## Description of the task
In this exercise, the entries below include pictures. Repeat exactly the lines from the line with "Convert this chart" to the line with "import * as", including both, but without the pictures.
****
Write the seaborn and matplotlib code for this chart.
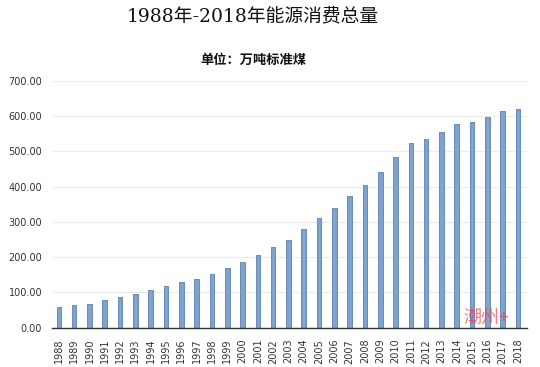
import numpy as np
import pandas as pd
import matplotlib
matplotlib.use("Agg")
import matplotlib.pyplot as plt
import seaborn as sns

# ── data ──────────────────────────────────────────────────
years = [str(y) for y in range(1988, 2019)]
energy = [58.6, 64, 67, 78, 86, 94.5, 106, 119, 128.5, 139,
          153, 169, 186, 206, 228, 249, 280, 311, 339, 373,
          404, 440, 484, 523, 534, 555, 576, 582, 598, 614, 620]
yticks = [0, 100, 200, 300, 400, 500, 600, 700]

df = pd.DataFrame({"year": years, "energy": energy})

sns.set_theme(style="white")
plt.rcParams["font.family"] = ["DejaVu Sans", "Noto Sans CJK SC"]

fig = plt.figure(figsize=(5.4, 3.67), dpi=100)
ax = fig.add_axes([0.096, 0.107, 0.880, 0.673])

sns.barplot(data=df, x="year", y="energy", color="#7fa3cf", width=0.3,
            edgecolor="#5b80b0", linewidth=0.6, saturation=1, ax=ax)

ax.set_ylim(0, 700)
ax.set_yticks(yticks)
ax.set_yticklabels([f"{v:.2f}" for v in yticks], fontsize=7, color="#333333")
ax.tick_params(axis="x", labelrotation=90, labelsize=7, colors="#333333", pad=2)
ax.tick_params(axis="y", pad=7, length=0)
ax.set_xlabel("")
ax.set_ylabel("")
ax.set_xlim(-0.46, len(years) - 0.41)
ax.grid(axis="y", color="#ececec", linewidth=0.8)
ax.set_axisbelow(True)
for s in ["top", "right", "left"]:
    ax.spines[s].set_visible(False)
ax.spines["bottom"].set_color("#333333")
ax.spines["bottom"].set_linewidth(1.0)

fig.text(0.469, 0.955, "1988年-2018年能源消费总量", ha="center", va="center",
         fontsize=13.5, family=["DejaVu Serif", "Noto Sans CJK SC"], color="#111111")
fig.text(0.47, 0.836, "单位：万吨标准煤", ha="center", va="center",
         fontsize=9.5, fontweight="bold", family=["Noto Sans CJK SC"], color="#111111")

# watermark in the lower right corner
fig.text(0.90, 0.135, "潮州+", ha="center", va="center", fontsize=13,
         family=["Noto Sans CJK SC"], color="#e8404a", alpha=0.7)

plt.savefig("out.png", dpi=100)
plt.close()
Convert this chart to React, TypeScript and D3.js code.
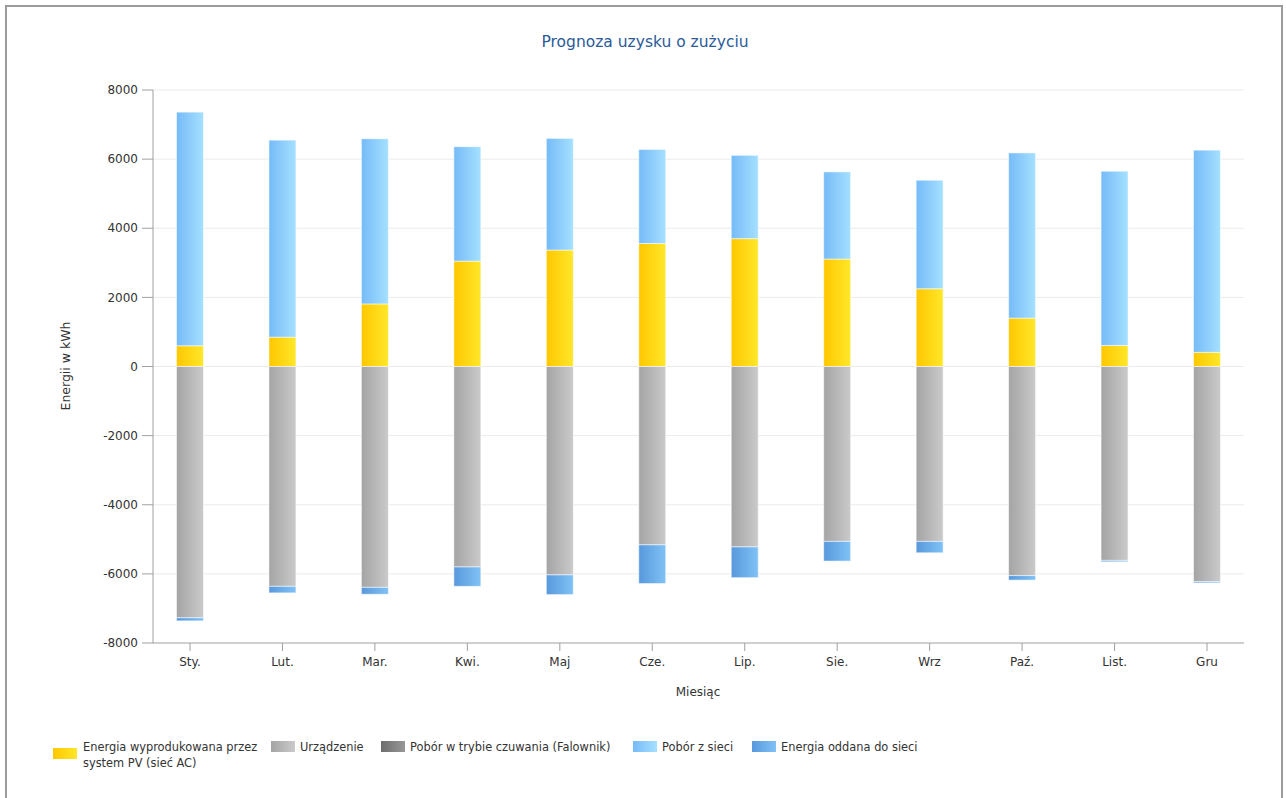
import React from "react";
import * as d3 from "d3";

const months = ["Sty.", "Lut.", "Mar.", "Kwi.", "Maj", "Cze.", "Lip.", "Sie.", "Wrz", "Paź.", "List.", "Gru"];
const pvEnergy = [600, 850, 1810, 3050, 3370, 3560, 3700, 3110, 2250, 1400, 610, 410];
const gridDraw = [6760, 5700, 4780, 3310, 3230, 2720, 2410, 2520, 3140, 4780, 5040, 5850];
const devices = [-7270, -6360, -6390, -5800, -6030, -5160, -5220, -5060, -5060, -6050, -5610, -6220];
const standby = [0, 0, 0, 0, 0, 0, 0, 0, 0, 0, 0, 0];
const feedIn = [-90, -190, -200, -560, -570, -1120, -890, -570, -330, -130, -40, -40];
const yTicks = [-8000, -6000, -4000, -2000, 0, 2000, 4000, 6000, 8000];

const seriesKeys = ["pv", "dev", "standby", "grid", "feed"];
const seriesNames: Record<string, string[]> = {
  pv: ["Energia wyprodukowana przez", "system PV (sieć AC)"],
  dev: ["Urządzenie"],
  standby: ["Pobór w trybie czuwania (Falownik)"],
  grid: ["Pobór z sieci"],
  feed: ["Energia oddana do sieci"],
};
const gradients: Record<string, [string, string]> = {
  pv: ["#FFC700", "#FFE72A"],
  dev: ["#A4A4A4", "#CACACA"],
  standby: ["#6E6E6E", "#979797"],
  grid: ["#76BBF8", "#A5E0FF"],
  feed: ["#5898DC", "#80C2F6"],
};

const FONT = "'DejaVu Sans', Verdana, sans-serif";

export default function App() {
  const left = 153, right = 1244, top = 90, bottom = 643;
  const x = d3.scalePoint<string>().domain(months).range([left, right]).padding(0.4);
  const y = d3.scaleLinear().domain([-8000, 8000]).range([bottom, top]);
  const barW = 27;

  const rows = months.map((m, i) => ({
    month: m,
    pv: pvEnergy[i],
    dev: devices[i],
    standby: standby[i],
    grid: gridDraw[i],
    feed: feedIn[i],
  }));
  const stack = d3
    .stack<any>()
    .keys(seriesKeys)
    .order(d3.stackOrderNone)
    .offset(d3.stackOffsetDiverging);
  const layers = stack(rows);

  const legendItems = [
    { key: "pv", sx: 53, sy: 748, tx: 83 },
    { key: "dev", sx: 271, sy: 741, tx: 300 },
    { key: "standby", sx: 381, sy: 741, tx: 410 },
    { key: "grid", sx: 633, sy: 741, tx: 662 },
    { key: "feed", sx: 752, sy: 741, tx: 781 },
  ];

  return (
    <svg
      width={1286}
      height={798}
      style={{ position: "absolute", left: 0, top: 0, display: "block", background: "#fff" }}
    >
      <defs>
        {seriesKeys.map((k) => (
          <linearGradient key={k} id={"g-" + k} x1="0" x2="1" y1="0" y2="0">
            <stop offset="0%" stopColor={gradients[k][0]} />
            <stop offset="100%" stopColor={gradients[k][1]} />
          </linearGradient>
        ))}
      </defs>
      <rect x={6} y={6} width={1276} height={800} fill="#fff" stroke="#9b9b9b" strokeWidth={2} />

      <text x={645} y={47} textAnchor="middle" fontFamily={FONT} fontSize={15.5} fill="#2a5a98">
        Prognoza uzysku o zużyciu
      </text>

      {yTicks.map((t) => (
        <g key={t}>
          {t !== -8000 && (
            <line x1={left} x2={right} y1={y(t)} y2={y(t)} stroke="#ebebeb" strokeWidth={1} />
          )}
          <line x1={142} x2={left} y1={y(t)} y2={y(t)} stroke="#a0a0a0" strokeWidth={1} />
          <text
            x={138}
            y={y(t)}
            dy="0.35em"
            textAnchor="end"
            fontFamily={FONT}
            fontSize={12}
            fill="#333"
          >
            {t}
          </text>
        </g>
      ))}

      {layers.map((layer) =>
        layer.map((d, i) => {
          const y0 = y(d[0]);
          const y1 = y(d[1]);
          const h = Math.abs(y0 - y1);
          if (h < 0.01) return null;
          return (
            <rect
              key={layer.key + i}
              x={(x(months[i]) as number) - barW / 2}
              y={Math.min(y0, y1)}
              width={barW}
              height={h}
              fill={`url(#g-${layer.key})`}
              stroke="rgba(255,255,255,0.55)"
              strokeWidth={1}
            />
          );
        })
      )}

      <line x1={left} x2={left} y1={top} y2={bottom} stroke="#a0a0a0" strokeWidth={1} />
      <line x1={left} x2={right} y1={bottom} y2={bottom} stroke="#a0a0a0" strokeWidth={1} />
      {months.map((m) => (
        <g key={m}>
          <line
            x1={x(m) as number}
            x2={x(m) as number}
            y1={bottom}
            y2={bottom + 8}
            stroke="#a0a0a0"
            strokeWidth={1}
          />
          <text
            x={x(m) as number}
            y={666}
            textAnchor="middle"
            fontFamily={FONT}
            fontSize={12}
            fill="#333"
          >
            {m}
          </text>
        </g>
      ))}

      <text x={698} y={696} textAnchor="middle" fontFamily={FONT} fontSize={12} fill="#333">
        Miesiąc
      </text>
      <text
        transform={`translate(70,366) rotate(-90)`}
        textAnchor="middle"
        fontFamily={FONT}
        fontSize={12.5}
        fill="#333"
      >
        Energii w kWh
      </text>

      {legendItems.map((it) => (
        <g key={it.key}>
          <rect x={it.sx} y={it.sy} width={24} height={11} fill={`url(#g-${it.key})`} />
          {seriesNames[it.key].map((line, j) => (
            <text
              key={j}
              x={it.tx}
              y={751 + j * 16}
              fontFamily={FONT}
              fontSize={11.4}
              fill="#333"
            >
              {line}
            </text>
          ))}
        </g>
      ))}
    </svg>
  );
}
****
## Result
Convert this chart to React, TypeScript and D3.js code.
import React from "react";
import * as d3 from "d3";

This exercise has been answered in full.